Esta pérola de sabedoria, aparentemente colhida no Borda d’água, é oferecida como se nada de belicamente relevante se tivesse passado a leste desde o Outono passado. A visão da guerra como um videojogo promovido pela televisão à hora das refeições faz crescer o desejo de uma mudança no marcador, reclamando ofensivas e contra-ofensivas primaveris que permitam a consagração de um vencedor. O aumento das apostas – novas armas, novas promessas de vitória a breve trecho – e da pressão mediática, concentradas a leste, fazem aumentar o risco de uma III guerra mundial por procuração, passível de evoluir para uma guerra directa. Uma III guerra mundial entre EUA e a Federação Russa seria um equívoco geo-estratégico, uma espécie de vingança da história, recriando um conflito entre os dois quando um deles já não consegue competir por ter sido destronado como adversário de eleição. A III guerra mundial está encomendada, o casting para os protagonistas já começou e todos sabemos que será travada entre os EUA e a China, dita República Popular.

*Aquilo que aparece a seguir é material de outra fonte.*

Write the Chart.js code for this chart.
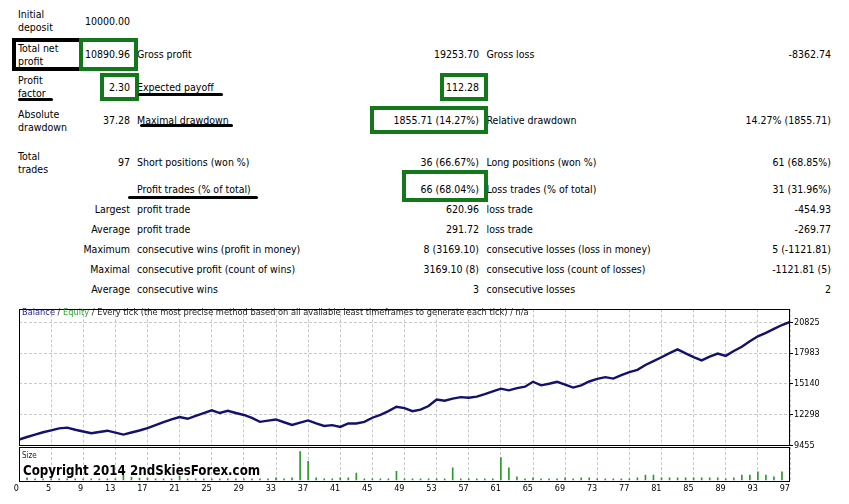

Até que a verdadeira III guerra chegue há que apostar na disseminação de conflitos pelo planeta, multiplicando os pontos de contacto de pequena e de média pressão em vez de concentrar o conflito num só ponto (a fronteira sueste da Ucrânia). Os conflitos não têm de ser cinéticos, podem ser comerciais, económicos, tecnológicos, desportivos (com e sem boicotes às iniciativas dos inimigos), culturais,…
Esta semana trouxe-nos de volta aos melhores tempos da guerra fria, com o regresso dos EUA ao Pacífico, com o anacronismo do Reino Unido na photo op, a Austrália a pagar pela garantia de segurança e uma promessa de submarinos nucleares mas, nos que batam pavilhão australiano, sem armas nucleares, Biden dixit. Os submersíveis serão baseados em Perth com a possibilidade de um destacamento em Darwin (com vista para Díli). Menos prática nas virtudes da guerra fria quando esta se aproxima do seu território, a China terá reagido epidermicamente, aumentando de imediato o envio de armas e munições para a Rússia.
A guerra internacional também serve para gerir conflitos internos. As decisões sobre a guerra, sejam no jus ad bellum (o justificar da participação no conflito, o filigranar do casus belli mesmo que a benefício de terceiros cujo auxílio se promove), seja no ius in bellum (o que é legítimo fazer quando se participa, ainda que de forma indirecta, no conflito), são decisões de política interna e alimentam a pré-campanha eleitoral nos EUA. Em 2024 também se discutirá o peso da despesa pública na criação de emprego: o alongar da lista de compras de material de defesa é capaz de dar a Biden vários pontos percentuais nas eleições de 2024. A guerra por procuração permite manter os resultados do “Bring our boys back home” sem pagar o preço do isolacionismo de Trump, acomodatício com russos e chineses.
A maioria dos cold warriors já não está no activo mas é supinamente útil voltar a lê-los com atenção para perceber o porquê de a guerra quente nunca ter passado à escala planetária. Deixo duas sugestões de leitura, uma na primeira pessoa e outra que trata do primeiro grande conflito regional do período: Dean Acheson, “Present at the Creation: My Years in the State Department”, Nova Iorque, 1969; Sergei N. Goncharov, John W. Lewis, Xue Litai, “Uncertain Partners: Stalin, Mao, and the Korean War”, Stanford, 1993.